C. C. Williams, of Poteau, for defendpat in error.


¶1 On February 8, 1939, Betsy Jones, nee Christy, a full-blood citizen of the Choctaw Nation, departed this life a resident of Le Flore county. On February 11, 1939, C. W. Mixon, hereinafter referred to as proponent, offered for probate in the county court of said county an instrument which purported to be the last will and testament of said Betsy Jones, nee Christy, deceased. Certain heirs of decedent, hereinafter referred to as contestants, appeared and opposed the probate of said instrument. The county court denied probate for the assigned reason that the instrument had not been executed in the manner required by law, and for the further reason that the same was a will upon condition which condition had not been performed. The proponent of the instrument appealed the cause to the district court upon both issues of fact and law, where a trial de novo was had and judgment rendered in favor of proponent and the will ordered admitted to probate. The contestants have appealed the cause to this court. The contestants do not contend that the said Betsy Jones, nee Christy, did not in fact sign the purported will, nor do they contend that she was lacking in testamentary capacity, but as grounds for reversal of the judgment below they urge:

"I. The purported will was not executed, declared, published and attested according to law, is therefore void and not subject to probate.

"IL The testatrix at the time of the purported execution of the instrument was under that degree of undue influence, menace and fraud that renders the instrument void as a will.

"III. The instrument was a conditional will and the conditions having never been fulfilled, the instrument is not the will of decedent and therefore not subject to probate."

¶2 Under the first proposition so advanced, contestants urge, in substance, that the instrument offered for probate was not executed in strict conformity with the requirements of section 1546, 0. S. 1931, 84 Okla. St. Ann. § 55, and therefore was not entitled to probate under the authority of In re Stover's Will, 104 Okla. 251, 231 P. 212, and cases therein cited. The basis for the contention so made rests upon the fact that the parties who signed the instrument as attesting witnesses differed among themselves with regard to details which attended the fixation of their signatures to the instrument. The record shows that the will in question was executed in the office of the attorney for the proponent on April 14, 1938, and that the will was typed by Nina Anderson, one of the attesting witnesses, who testified that she read the instrument to the testatrix in the presence and hearing of the other attesting witnesses and had thereupon attached her signature to the instrument as a witness after the testatrix had signed same in her presence, and that John Keffer, one of the other attesting witnesses, had done likewise. This last witness corroborated the former witness in all essential respects. The third attesting witness, Clyde Followell, admitted that he had signed the instrument as a witness knowing that it purported to be the will of the testatrix, but that he could not remember whether the testatrix was present at the time or not, or whether the attesting witnesses were present, and that he had signed at the request of the attorney who Iliad prepared the will. The contestants rely principally upon the fact that the testatrix did not directly state to the attesting witnesses that the instrument was her will and personally request them to sign the same as witnesses. We had a very similar situation in the case of In re Belmore's Estate, 189 Okla. 81, 113 P.2d 817, and therein we said:

"We think this evidence sufficiently establishes a compliance with the requirements of the statute above set forth. Substantial compliance is all that is required. In re Free's Estate, 181 Okla. 564, 75 P.2d 476. No formal request that the witnesses sign, or express declaration that the instrument is his will, is required. It is sufficient if the testator by words or conduct conveys to the witnesses the information that the instrument is his will, and that he desires them to witness it. In re Adam's Estate, 149 Okla. 90, 299 P. 226; Speaks v. Speaks, 98 Okla. 57, 224 P. 533. That such was done by the testator in the instant case is established by the record.

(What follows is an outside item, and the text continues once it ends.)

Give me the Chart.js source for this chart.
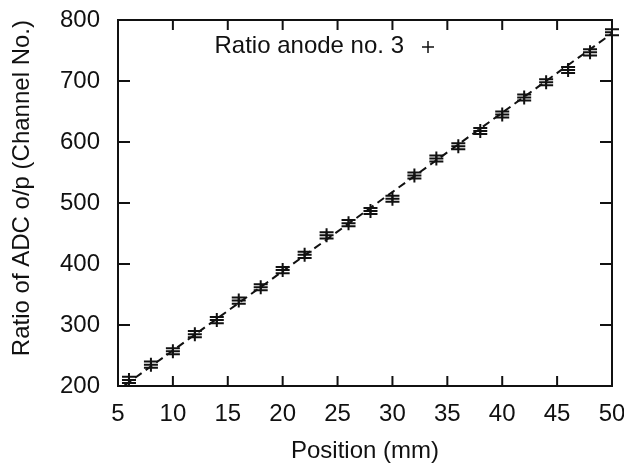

"Contestant relies upon In re Stover's Will (McKinney v. Smith), 104 Okla. 251, 231 P. 212, as disclosing a similar state of facts, and therefore controlling.

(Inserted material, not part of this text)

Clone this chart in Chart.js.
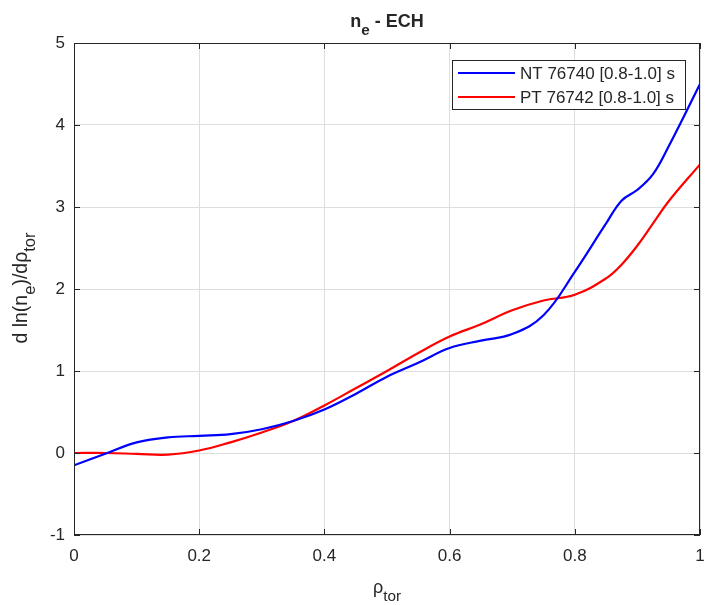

¶3 But in that case the evidence did not show any semblance of compliance with the statutory requirements. There the court, after noting the complete lack of evidence, stated that it would not be disposed to quibble about the method of publication adopted by testatrix, if the evidence tended to show the adoption of any method of publication whatever, however informal it might have been.

"While the witnesses did not agree as to the details, we think the court was justified in finding that the proponent established the due execution of the will by a preponderance of the evidence. This is all that is required. In re Free's Estate, supra. We cannot say that the finding is clearly against the weight of the evidence. In re DeVine's Estate, 188 Okla. 423, 109 P.2d 1078."

¶4 We are of the opinion that what was said in the foregoing case disposes of the first contention of the contestants.

¶5 The contention relative to undue influence rests almost entirely upon the fact that the chief beneficiary in the instrument was a stranger to the blood of testatrix, and therefore constituted the will an unnatural one. The evidence adduced at the trial shows that the testatrix had no spouse or immediate relatives and that the chief beneficiary in her will had extended from time to time to the testatrix a little help and consideration under circumstances which were calculated to make the testatrix feel grateful therefor. This court has upon numerous occasions held that a will made in favor of a person under such circumstances cannot be held to have been made as a result of undue influence. See Canfield v. Canfield, 167 Okla. 590, 31 P.2d 152, and the cases therein discussed.

¶6 The final contention made by the contestants relative to the conditional character of the instrument is based chiefly upon the fact that it had attached thereto a form of approval-such as required by Act of Congress of April 26, 1906, as amended by Act of Congress of May 27, 1908. At the trial it was stipulated that the will, if otherwise valid, did not require approval. Under these circumstances the contention of the conestants that the approval of the county judge to the will was a condition precedent to its validity is wholly without merit.

¶7 We have examined the entire record, and are of the opinion that the evidence preponderates in favor of the judgment rendered by the district court of Le Flore county, and that the will here involved was executed, in substance, in compliance with the statutory requirements of this state and was free from undue influence. In view of the conclusion so reached, the judgment of the trial court must be, and the same is hereby, in all respects affirmed.